IKIO Lighting makes a strong debut on D-Street; heres what Anil Singhvi recommends
IKIO Lighting shares made a strong debut on stock exchanges BSE and NSE on Friday, June 16. The IPO of IKIO Lighting - a Noida-based manufacturer of LED lighting solutions - saw an overall subscription of 66 times the shares on offer. Read on to know what market wizard Anil Singhvi recommends.
IKIO Lighting made a strong debut in the secondary market on Friday, June 16. The stock of IKIO Lighting — a Noida-based manufacturer of LED lighting solutions whose IPO concluded last week with a subscription of more than 66 times the shares on offer — began its trading journey at Rs 391 apiece on BSE, a premium of 37.2 per cent over the upper end of the IPO price range.
The stock opened on NSE at Rs 392.5 apiece, a premium of 37.7 per cent. The new kid on the block, IKIO Lighting, crossed the Rs 400 mark within the first few minutes, trading with the symbol IKIO on both stock exchanges. The listing was in line with market wizard Anil Singhvi's expectations.

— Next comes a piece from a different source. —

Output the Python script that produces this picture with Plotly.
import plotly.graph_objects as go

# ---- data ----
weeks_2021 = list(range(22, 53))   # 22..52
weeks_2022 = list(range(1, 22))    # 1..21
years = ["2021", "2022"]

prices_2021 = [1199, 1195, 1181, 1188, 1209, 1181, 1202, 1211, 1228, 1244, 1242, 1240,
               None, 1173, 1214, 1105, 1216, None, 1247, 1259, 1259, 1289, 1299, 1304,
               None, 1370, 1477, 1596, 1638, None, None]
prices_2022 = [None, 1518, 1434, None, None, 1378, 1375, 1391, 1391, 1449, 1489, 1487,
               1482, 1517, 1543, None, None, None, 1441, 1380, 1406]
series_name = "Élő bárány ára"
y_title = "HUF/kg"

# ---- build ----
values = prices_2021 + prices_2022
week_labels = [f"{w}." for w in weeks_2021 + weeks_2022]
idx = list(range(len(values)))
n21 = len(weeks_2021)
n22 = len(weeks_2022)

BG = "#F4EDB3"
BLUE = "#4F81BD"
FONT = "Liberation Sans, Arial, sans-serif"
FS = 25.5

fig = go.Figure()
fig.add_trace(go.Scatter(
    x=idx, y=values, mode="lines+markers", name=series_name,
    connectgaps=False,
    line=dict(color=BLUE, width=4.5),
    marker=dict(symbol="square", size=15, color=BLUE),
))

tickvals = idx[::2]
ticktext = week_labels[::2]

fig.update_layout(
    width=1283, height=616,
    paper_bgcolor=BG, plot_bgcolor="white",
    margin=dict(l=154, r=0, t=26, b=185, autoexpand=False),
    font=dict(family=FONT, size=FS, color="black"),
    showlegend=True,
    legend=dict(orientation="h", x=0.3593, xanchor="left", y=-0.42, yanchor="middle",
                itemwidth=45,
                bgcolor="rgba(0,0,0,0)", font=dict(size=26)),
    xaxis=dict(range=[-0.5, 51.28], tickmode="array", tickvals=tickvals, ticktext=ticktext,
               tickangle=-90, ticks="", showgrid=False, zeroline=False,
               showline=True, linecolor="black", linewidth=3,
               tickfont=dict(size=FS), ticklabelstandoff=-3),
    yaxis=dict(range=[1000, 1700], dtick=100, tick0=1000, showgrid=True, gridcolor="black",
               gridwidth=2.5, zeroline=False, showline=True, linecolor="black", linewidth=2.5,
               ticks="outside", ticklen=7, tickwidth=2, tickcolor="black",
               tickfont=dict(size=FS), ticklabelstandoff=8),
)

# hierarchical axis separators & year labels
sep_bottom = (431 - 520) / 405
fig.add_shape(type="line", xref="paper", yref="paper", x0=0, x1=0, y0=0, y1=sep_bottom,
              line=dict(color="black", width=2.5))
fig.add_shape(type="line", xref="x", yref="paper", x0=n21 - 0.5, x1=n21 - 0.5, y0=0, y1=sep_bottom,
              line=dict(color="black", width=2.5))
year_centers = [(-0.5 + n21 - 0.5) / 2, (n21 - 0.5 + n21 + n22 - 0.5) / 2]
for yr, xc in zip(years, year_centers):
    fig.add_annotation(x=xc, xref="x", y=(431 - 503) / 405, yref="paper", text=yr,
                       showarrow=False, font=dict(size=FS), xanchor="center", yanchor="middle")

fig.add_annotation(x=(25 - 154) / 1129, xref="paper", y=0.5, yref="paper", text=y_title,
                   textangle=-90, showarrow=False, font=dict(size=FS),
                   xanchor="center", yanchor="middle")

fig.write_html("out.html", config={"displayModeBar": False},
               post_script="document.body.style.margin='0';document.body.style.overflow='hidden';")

The IKIO Lighting stock finished the listing day at Rs 403.8 apiece on BSE and Rs 404.5 apiece on NSE.
EDITOR'S TAKE | What Anil Singhvi recommends
Zee Business Managing Editor Anil Singhvi said investors with a long-term view must hold IKIO Lighting shares and add to their holding around or below the Rs 350 per share level.
He had predicted IKIO Lighting shares to list at Rs 360-380 per share — translating to a premium of 26-33 per cent over the upper end of the issue price band, and recommended subscribing to the IPO for listing gains and for the long term.

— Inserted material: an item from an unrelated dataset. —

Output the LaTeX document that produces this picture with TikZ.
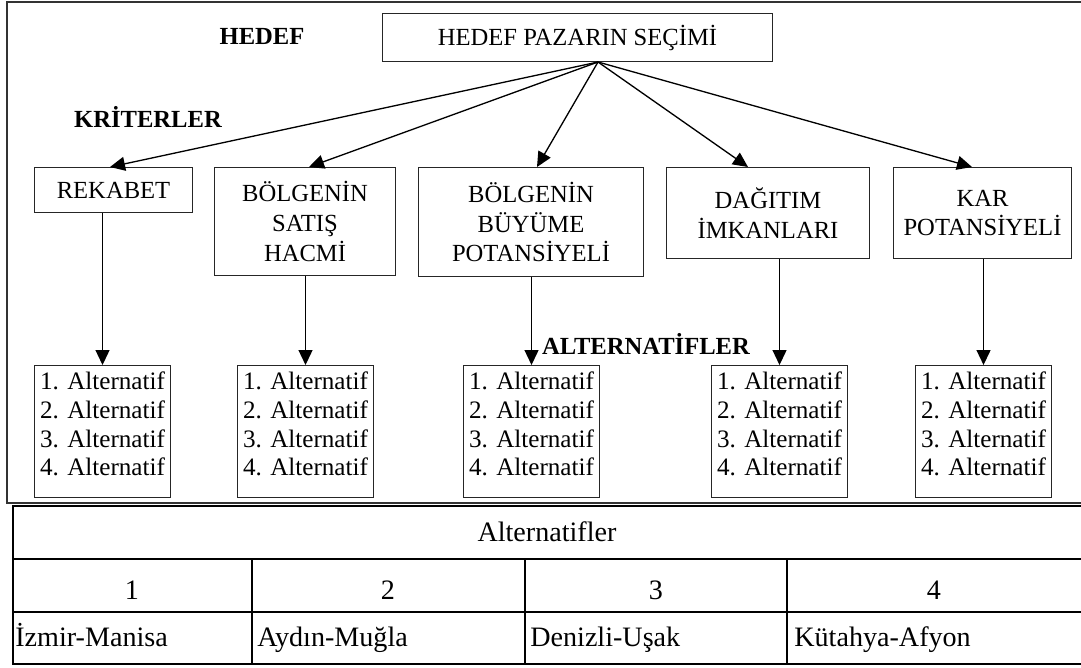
\documentclass[tikz,border=0pt]{standalone}
\usepackage{fontspec}
\setmainfont{Liberation Serif}
\usetikzlibrary{arrows.meta}
\tikzset{
  kutu/.style={draw=black!85, line width=0.6pt, align=center, anchor=north west,
    inner sep=2pt},
  secenek/.style={kutu, minimum width=2.72cm, minimum height=2.64cm,
    font=\fontsize{14.3}{16.3}\selectfont, text depth=0.3cm},
  baslik/.style={font=\fontsize{14}{17}\selectfont\bfseries},
  ok/.style={-{Triangle[length=3mm, width=2.8mm]}, line width=0.75pt},
  cizgi/.style={line width=0.8pt},
  tablo/.style={font=\fontsize{16}{19}\selectfont},
  hucre/.style={tablo, anchor=base west, inner sep=0pt},
}
\begin{document}
\begin{tikzpicture}[x=0.02cm, y=-0.02cm, font=\fontsize{14}{17}\selectfont]
  \useasboundingbox (0,0) rectangle (1081,667);
  \draw[line width=1.3pt, black!80] (1081,2) -- (7,2) -- (7,503) -- (1081,503);

  \node[kutu, minimum width=7.8cm, minimum height=0.96cm] (hedef) at (382,13) {HEDEF PAZARIN SEÇİMİ};
  \node[baslik] (hedefyazi) at (262,36) {HEDEF};
  \node[baslik] (kriteryazi) at (148,117) {KRİTERLER};
  \node[baslik] (alternatifyazi) at (646,344) {ALTERNATİFLER};

  \node[kutu, minimum width=3.16cm, minimum height=0.9cm] (rekabet) at (34,167) {REKABET};
  \node[kutu, minimum width=3.62cm, minimum height=2.16cm] (hacim) at (214,167) {BÖLGENİN\\SATIŞ\\HACMİ};
  \node[kutu, minimum width=4.5cm, minimum height=2.18cm] (buyume) at (418,167) {BÖLGENİN\\BÜYÜME\\POTANSİYELİ};
  \node[kutu, minimum width=4.06cm, minimum height=1.82cm] (dagitim) at (666,167) {DAĞITIM\\İMKANLARI};
  \node[kutu, minimum width=3.56cm, minimum height=1.82cm] (kar) at (893,167) {KAR\\POTANSİYELİ};

  \foreach \x/\n in {34/1, 237/2, 463/3, 711/4, 915/5}
    \node[secenek] (alt\n) at (\x,365) {1. Alternatif\\2. Alternatif\\3. Alternatif\\4. Alternatif};

  \coordinate (merkez) at (598,62);
  \draw[ok] (merkez) -- (rekabet.north -| 110,0);
  \draw[ok] (merkez) -- (hacim.north -| 309,0);
  \draw[ok] (merkez) -- (buyume.north -| 537,0);
  \draw[ok] (merkez) -- (dagitim.north -| 748,0);
  \draw[ok] (merkez) -- (kar.north -| 972,0);

  \draw[ok] (alt1.north |- rekabet.south) -- (alt1.north);
  \draw[ok] (alt2.north |- hacim.south) -- (alt2.north);
  \draw[ok] (alt3.north |- buyume.south) -- (alt3.north);
  \draw[ok] (alt4.north |- dagitim.south) -- (alt4.north);
  \draw[ok] (alt5.north |- kar.south) -- (alt5.north);

  \draw[cizgi] (1081,506) -- (13,506) -- (13,664) -- (1081,664);
  \draw[cizgi] (13,559) -- (1081,559);
  \draw[cizgi, line width=1.1pt] (13,612) -- (1081,612);
  \foreach \x in {252, 525, 787}
    \draw[cizgi] (\x,559) -- (\x,664);

  \node[tablo] (alternatifler) at (547,532) {Alternatifler};
  \foreach \x/\n in {132/1, 388/2, 656/3, 934/4}
    \node[tablo] (no\n) at (\x,590) {\n};
  \node[hucre] (il1) at (15,646) {İzmir-Manisa};
  \node[hucre] (il2) at (257,646) {Aydın-Muğla};
  \node[hucre] (il3) at (530,646) {Denizli-Uşak};
  \node[hucre] (il4) at (794,646) {Kütahya-Afyon};
\end{tikzpicture}
\end{document}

What IKIO Lighting management says
The company's management said it aims to maintain at least the same level of growth in revenue as well as profit.

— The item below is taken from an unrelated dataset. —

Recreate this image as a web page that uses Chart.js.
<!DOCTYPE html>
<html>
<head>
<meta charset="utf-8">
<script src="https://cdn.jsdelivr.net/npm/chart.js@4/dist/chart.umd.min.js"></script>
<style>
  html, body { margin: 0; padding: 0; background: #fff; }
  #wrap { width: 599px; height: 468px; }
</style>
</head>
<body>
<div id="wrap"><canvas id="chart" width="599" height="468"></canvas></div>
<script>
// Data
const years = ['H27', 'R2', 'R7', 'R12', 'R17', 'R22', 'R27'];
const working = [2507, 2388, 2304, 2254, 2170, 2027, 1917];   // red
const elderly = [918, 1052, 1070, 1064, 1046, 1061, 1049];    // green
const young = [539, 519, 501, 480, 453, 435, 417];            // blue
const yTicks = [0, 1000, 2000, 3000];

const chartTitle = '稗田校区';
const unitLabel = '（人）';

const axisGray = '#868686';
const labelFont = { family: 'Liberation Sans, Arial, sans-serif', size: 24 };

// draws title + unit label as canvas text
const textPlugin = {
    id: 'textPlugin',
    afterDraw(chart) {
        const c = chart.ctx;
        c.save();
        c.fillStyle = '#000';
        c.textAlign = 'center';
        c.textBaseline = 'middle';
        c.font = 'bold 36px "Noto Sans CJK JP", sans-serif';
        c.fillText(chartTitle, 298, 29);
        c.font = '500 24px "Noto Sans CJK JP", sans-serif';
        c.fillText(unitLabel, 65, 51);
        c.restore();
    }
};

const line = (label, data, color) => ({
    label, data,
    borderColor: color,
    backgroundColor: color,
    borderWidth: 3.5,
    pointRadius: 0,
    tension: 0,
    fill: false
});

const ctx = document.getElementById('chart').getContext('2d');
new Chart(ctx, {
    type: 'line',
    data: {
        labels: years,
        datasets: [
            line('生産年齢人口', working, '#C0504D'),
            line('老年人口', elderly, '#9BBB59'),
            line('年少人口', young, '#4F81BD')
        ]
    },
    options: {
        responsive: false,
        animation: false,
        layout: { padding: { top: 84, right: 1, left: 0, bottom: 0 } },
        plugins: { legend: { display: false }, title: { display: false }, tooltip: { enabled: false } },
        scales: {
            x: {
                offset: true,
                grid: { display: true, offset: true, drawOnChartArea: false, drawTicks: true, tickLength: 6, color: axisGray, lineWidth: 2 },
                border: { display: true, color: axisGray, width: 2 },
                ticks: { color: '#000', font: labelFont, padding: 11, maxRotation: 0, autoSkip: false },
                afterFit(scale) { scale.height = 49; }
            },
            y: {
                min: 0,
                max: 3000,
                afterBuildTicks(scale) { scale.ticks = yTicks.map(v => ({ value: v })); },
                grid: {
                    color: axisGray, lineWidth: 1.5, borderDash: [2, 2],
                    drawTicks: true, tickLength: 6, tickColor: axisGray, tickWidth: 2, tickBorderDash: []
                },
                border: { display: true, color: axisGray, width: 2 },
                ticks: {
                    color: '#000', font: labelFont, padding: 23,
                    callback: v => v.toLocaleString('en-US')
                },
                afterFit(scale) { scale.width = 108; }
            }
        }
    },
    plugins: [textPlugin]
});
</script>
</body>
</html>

"We mean business... We will continue to work just as hard. We thank investors for putting their trust in us," IKIO Lighting Managing Director Hardeep Singh told Zee Business.
The company has registered revenue growth of 25-30 per cent in the last 2-3 years, said Subhash Agarwal, CFO of IKIO Lighting.
IKIO Lighting IPO: Key things to know
After a three-day bidding process, the IKIO Lighting IPO concluded on June 8 with bids for a total of 100.9 crore shares across both the bourses as against the 1.5 crore shares on offer with strong participation from different types of investors, according to exchange data.
Investor category | Reservation | Subscription |
Qualified institutional investors | 50% | 163.6x |
Non-institutional investors | 15% | 63.4x |
Retail investors | 35% | 13.4x |
Overall | 100% | 66.3x |
Out of the total shares on offer under the IKIO Lighting IPO, 35 per cent were reserved for retail investors, 15 per cent for non-institutional investors (NIIs) — also known as high net-worth individuals (HNIs) — and 50 per cent for qualified institutional investors (QIBs)
Under the IPO, which was open for subscription from June 6 to June 8, investors could bid for shares a price band of Rs 270-285 apiece in multiples of 52.
The IPO comprised fresh issuance of shares and an offer for sale (OFS) by existing shareholders. Read more on IKIO Lighting IPO
Prior to the launch fo the IPO, the company mobilised Rs 182 crore from anchor investors by allotting 63.8 lakh shares at Rs 285 apiece. Read more on IKIO Lighting anchor investors
What analysts say
Most analysts have positive views on IKIO Lighting. "With market sentiments recovering, if we get any listing gains over and above 25 per cent, we recommend allotted investors to book profit on the listing day while risk seekers can hold for medium to long term," said Prashanth Tapse, Senior VP (Research) at Mehta Equities.
Tapse found the IPO to be reasonably priced given the average industry price-to-earnings ratio of 55 times.